A atitude de Jango teve um efeito corrosivo nas Forças Armadas. Deixou o terreno livre para os conspiradores. Políticos de oposição, principalmente o governador da Guanabara, Carlos Lacerda, e de Minas Gerais, Magalhães Pinto, estavam em contato direto com a embaixada dos Estados Unidos, cujo presidente, Lyndon Johnson, já havia determinado o deslocamento de uma força naval para dar apoio aos conspiradores em caso de um confronto armado. Na Escola de Comando e Estado-Maior do Exército, um grupo de oficiais decidiu tomar o Ministério da Guerra, que foi parcialmente ocupado. No final da tarde, as tropas de Mourão Filho estavam na divisa de Minas com o Rio de Janeiro. Foram sobrevoadas por um caça da Base Aérea de Santa Cruz, comandado pelo então coronel-aviador Rui Moreira Lima, herói da FAB, que recebera ordens de não atirar contra as tropas. O “dispositivo militar” de Jango começava a se desarticular; no dia seguinte, seria deposto.
31 de março de 1964
Exército, sob o comando do general Mourão Filho (foto), e Polícia Militar de Minas Gerais anunciam, ao nascer do dia, que estavam rebelados contra o governo federal. Foram imediatamente apoiados pelo efetivo do II Exército (SP), liderado pelo general Amauri Kruel. Tropas do I Exército, leais a Jango, se deslocam de Brasília para Minas Gerais para tentar conter o motim.
Liderada pelos governadores de Minas Gerais, Magalhães Pinto; de São Paulo, Adhemar de Barros; do Paraná, Ruy Braga; e da Guanabara (RJ), Carlos Lacerda, ação de políticos de apoio ao movimento militar é intensa. O senador Moura Andrade, presidente do Congresso Nacional, dá o tom aos demais parlamentares, classificando o governo Jango como uma “agressão frontal à Constituição, que precisa ser repelida”.

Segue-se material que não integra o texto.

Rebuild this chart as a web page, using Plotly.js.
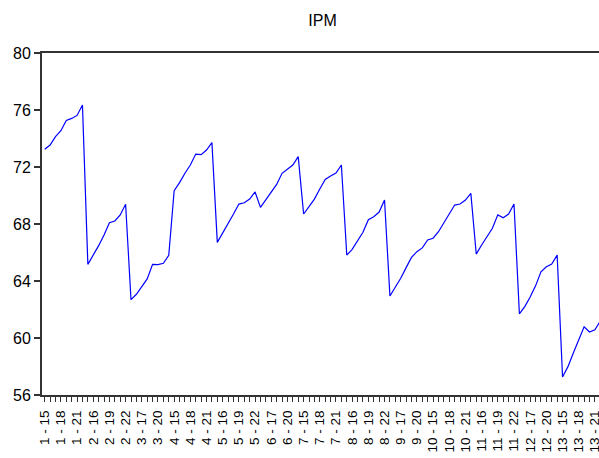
<!DOCTYPE html>
<html>
<head>
<meta charset="utf-8">
<script src="https://cdn.plot.ly/plotly-3.0.1.min.js"></script>
<style>
  html, body { margin: 0; padding: 0; background: #fff; overflow: hidden; width: 599px; height: 458px; }
  #chart { width: 620px; height: 458px; }
</style>
</head>
<body>
<div id="chart"></div>
<script>
// Cross-section ids and periods (years 15..22)
const sections = [1, 2, 3, 4, 5, 6, 7, 8, 9, 10, 11, 12, 13];
const years = [15, 16, 17, 18, 19, 20, 21, 22];

// IPM values, 8 per section
const ipm = [
  73.24, 73.54, 74.13, 74.55, 75.27, 75.41, 75.62, 76.35,
  65.17, 65.78, 66.48, 67.23, 68.09, 68.21, 68.63, 69.38,
  62.69, 63.07, 63.60, 64.15, 65.17, 65.15, 65.24, 65.80,
  70.34, 70.90, 71.56, 72.14, 72.91, 72.87, 73.19, 73.71,
  66.71, 67.35, 68.00, 68.70, 69.40, 69.49, 69.75, 70.25,
  69.17, 69.68, 70.22, 70.78, 71.56, 71.86, 72.14, 72.73,
  68.70, 69.22, 69.75, 70.46, 71.13, 71.37, 71.58, 72.14,
  65.82, 66.22, 66.81, 67.42, 68.30, 68.51, 68.84, 69.68,
  62.95, 63.56, 64.19, 64.94, 65.66, 66.06, 66.32, 66.88,
  67.00, 67.46, 68.09, 68.75, 69.33, 69.40, 69.68, 70.15,
  65.89, 66.53, 67.08, 67.70, 68.64, 68.44, 68.70, 69.40,
  61.70, 62.20, 62.88, 63.66, 64.65, 65.00, 65.19, 65.82,
  57.26, 57.99, 58.95, 59.94, 60.79, 60.42, 60.58, 61.20
];

const yTicks = [56, 60, 64, 68, 72, 76, 80];
const labelEvery = 3;

// Build period labels "s - y"
const periodLabels = [];
sections.forEach(s => years.forEach(y => periodLabels.push(s + ' - ' + y)));
const idx = periodLabels.map((_, i) => i);
const tickText = periodLabels.map((t, i) => (i % labelEvery === 0 ? t : ''));

const trace = {
  x: idx,
  y: ipm,
  type: 'scatter',
  mode: 'lines',
  line: { color: '#0000FF', width: 1.2 },
  hoverinfo: 'skip'
};

const axisColor = '#333333';
const layout = {
  width: 620,
  height: 458,
  margin: { l: 42, r: 17, t: 53, b: 63, pad: 0 },
  paper_bgcolor: '#ffffff',
  plot_bgcolor: '#ffffff',
  showlegend: false,
  font: { family: 'Liberation Sans, Arial, sans-serif', color: '#000' },
  title: {
    text: 'IPM',
    font: { family: 'Liberation Sans, Arial, sans-serif', size: 16, color: '#000' },
    x: 0.5, xref: 'paper', xanchor: 'center',
    y: 1 - 20 / 458, yref: 'container', yanchor: 'middle'
  },
  xaxis: {
    range: [-0.5, periodLabels.length - 0.5],
    tickmode: 'array',
    tickvals: idx,
    ticktext: tickText,
    tickangle: -90,
    ticks: 'outside',
    ticklen: 5,
    tickwidth: 1,
    tickcolor: axisColor,
    ticklabelstandoff: 3,
    tickfont: { size: 13.5, color: '#000' },
    showgrid: false,
    zeroline: false,
    showline: true,
    linecolor: axisColor,
    linewidth: 2,
    mirror: true,
    fixedrange: true
  },
  yaxis: {
    range: [56, 80],
    tickmode: 'array',
    tickvals: yTicks,
    ticktext: yTicks.map(String),
    ticks: 'outside',
    ticklen: 6,
    tickwidth: 1.5,
    tickcolor: axisColor,
    tickfont: { size: 16, color: '#000' },
    showgrid: false,
    zeroline: false,
    showline: true,
    linecolor: axisColor,
    linewidth: 2,
    mirror: true,
    fixedrange: true
  }
};

Plotly.newPlot('chart', [trace], layout, { displayModeBar: false, staticPlot: true });
</script>
</body>
</html>
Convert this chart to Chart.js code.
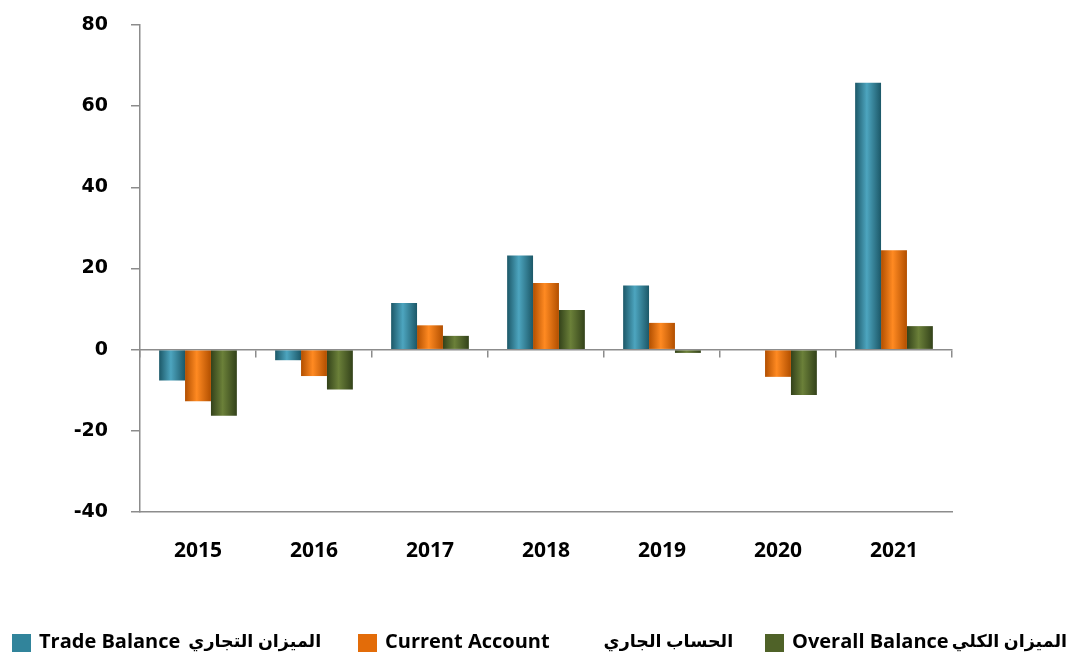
<!DOCTYPE html>
<html>
<head>
<meta charset="utf-8">
<script src="https://cdn.jsdelivr.net/npm/chart.js@4/dist/chart.umd.min.js"></script>
<style>
  html, body { margin: 0; padding: 0; background: #fff; }
  #wrap { position: relative; width: 1073px; height: 654px; }
  #legenda { position: absolute; left: 0; top: 626px; width: 1073px; height: 28px;
             font-family: 'Open Sans', 'DejaVu Sans', sans-serif; font-weight: bold; color: #000; }
  .item { position: absolute; top: 0; display: flex; align-items: center; white-space: nowrap; height: 28px; }
  .caixa { width: 19px; height: 18px; margin-right: 8px; margin-top: 5px; }
  .en { font-size: 20px; }
  .ar { font-size: 17.5px; margin-left: 6px; }
</style>
</head>
<body>
<div id="wrap">
  <canvas id="grafico"></canvas>
  <div id="legenda"></div>
</div>
<script>
const anos = ['2015', '2016', '2017', '2018', '2019', '2020', '2021'];
const tradeBalance = [-7.6, -2.6, 11.5, 23.2, 15.8, 0, 65.8];
const currentAccount = [-12.7, -6.5, 6.0, 16.4, 6.6, -6.7, 24.5];
const overallBalance = [-16.3, -9.8, 3.4, 9.8, -0.8, -11.2, 5.8];
const yMin = -40, yMax = 80, yPasso = 20;
const nomesEn = ['Trade Balance', 'Current Account', 'Overall Balance'];
const nomesAr = ['الميزان التجاري', 'الحساب الجاري', 'الميزان الكلي'];

const cores = ['#31849B', '#E36C09', '#4F6228'];
// borda escura / meio claro, para o efeito de cilindro
const sombras = [['#1c5868', '#4da5bf'], ['#b24f00', '#ff8a22'], ['#33421a', '#6b8039']];
const cinza = '#8c8c8c';
const posLegenda = [12, 358, 765];
const espacoAr = [8, 54, 3];

// pinta cada barra com gradiente horizontal
const cilindro = {
    id: 'cilindro',
    beforeDatasetsDraw(chart) {
        const ctx = chart.ctx;
        chart.data.datasets.forEach((ds, i) => {
            chart.getDatasetMeta(i).data.forEach(bar => {
                const x0 = bar.x - bar.width / 2;
                const x1 = bar.x + bar.width / 2;
                const g = ctx.createLinearGradient(x0, 0, x1, 0);
                g.addColorStop(0, sombras[i][0]);
                g.addColorStop(0.45, sombras[i][1]);
                g.addColorStop(1, sombras[i][0]);
                bar.options.backgroundColor = g;
            });
        });
    }
};

const ctx = document.getElementById('grafico').getContext('2d');
const chart = new Chart(ctx, {
    type: 'bar',
    data: {
        labels: anos,
        datasets: [tradeBalance, currentAccount, overallBalance].map((valores, i) => ({
            label: nomesEn[i] + ' ' + nomesAr[i],
            data: valores,
            backgroundColor: () => cores[i],
            borderWidth: 0,
            categoryPercentage: 0.67,
            barPercentage: 1
        }))
    },
    options: {
        responsive: true,
        maintainAspectRatio: false,
        animation: false,
        layout: { padding: { left: 0, right: 0, top: 25, bottom: 70 } },
        plugins: {
            tooltip: { enabled: false },
            legend: { display: false }
        },
        scales: {
            x: {
                offset: true,
                grid: { display: false, drawTicks: false },
                border: { display: true, color: cinza, width: 1.5 },
                ticks: {
                    color: '#000',
                    padding: 26,
                    font: { family: "'Open Sans', sans-serif", size: 21, weight: 'bold' }
                },
                afterFit(s) { s.height = 72; }
            },
            xZero: {
                axis: 'x',
                type: 'category',
                labels: anos,
                position: { y: 0 },
                offset: true,
                grid: { offset: true, drawOnChartArea: false, tickLength: 7, color: cinza, lineWidth: 1.5 },
                border: { display: true, color: cinza, width: 1.5 },
                ticks: { display: false },
                afterFit(s) { s.height = 0; }
            },
            y: {
                min: yMin,
                max: yMax,
                grid: { drawOnChartArea: false, tickLength: 9, color: cinza, lineWidth: 1.5 },
                border: { display: true, color: cinza, width: 1.5 },
                ticks: {
                    stepSize: yPasso,
                    color: '#000',
                    padding: 23,
                    font: { family: "'DejaVu Sans', sans-serif", size: 19, weight: 'bold' }
                },
                afterFit(s) {
                    s.width = 140;
                    s.paddingTop = 0;
                    s.paddingBottom = 0;
                }
            },
            // eixo vazio à direita só para reservar a margem
            yVazio: {
                axis: 'y',
                position: 'right',
                min: yMin,
                max: yMax,
                grid: { display: false },
                border: { display: false },
                ticks: { display: false },
                afterFit(s) { s.width = 121; }
            }
        }
    },
    plugins: [cilindro]
});

// legenda em HTML (texto bilíngue)
const legenda = document.getElementById('legenda');
nomesEn.forEach((nome, i) => {
    const item = document.createElement('div');
    item.className = 'item';
    item.style.left = posLegenda[i] + 'px';
    const caixa = document.createElement('span');
    caixa.className = 'caixa';
    caixa.style.background = cores[i];
    const en = document.createElement('span');
    en.className = 'en';
    en.textContent = nome;
    const ar = document.createElement('span');
    ar.className = 'ar';
    ar.dir = 'rtl';
    ar.lang = 'ar';
    ar.style.marginLeft = espacoAr[i] + 'px';
    ar.textContent = nomesAr[i];
    item.append(caixa, en, ar);
    legenda.appendChild(item);
});
</script>
</body>
</html>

Como resposta à rebelião militar iniciada em Minas, o Comando Geral dos Trabalhadores (CGT), união de sindicatos que apoiavam Jango, inicia as movimentações para uma greve geral em apoio ao presidente com a paralisação da Central do Brasil, o Porto de Santos e os bondes da Guanabara.
Os Estados Unidos, hoje reconhecidos como parte dos articuladores do golpe, declaram, por meio do Departamento de Estado, que acompanham “cuidadosamente e com preocupação” a crise brasileira.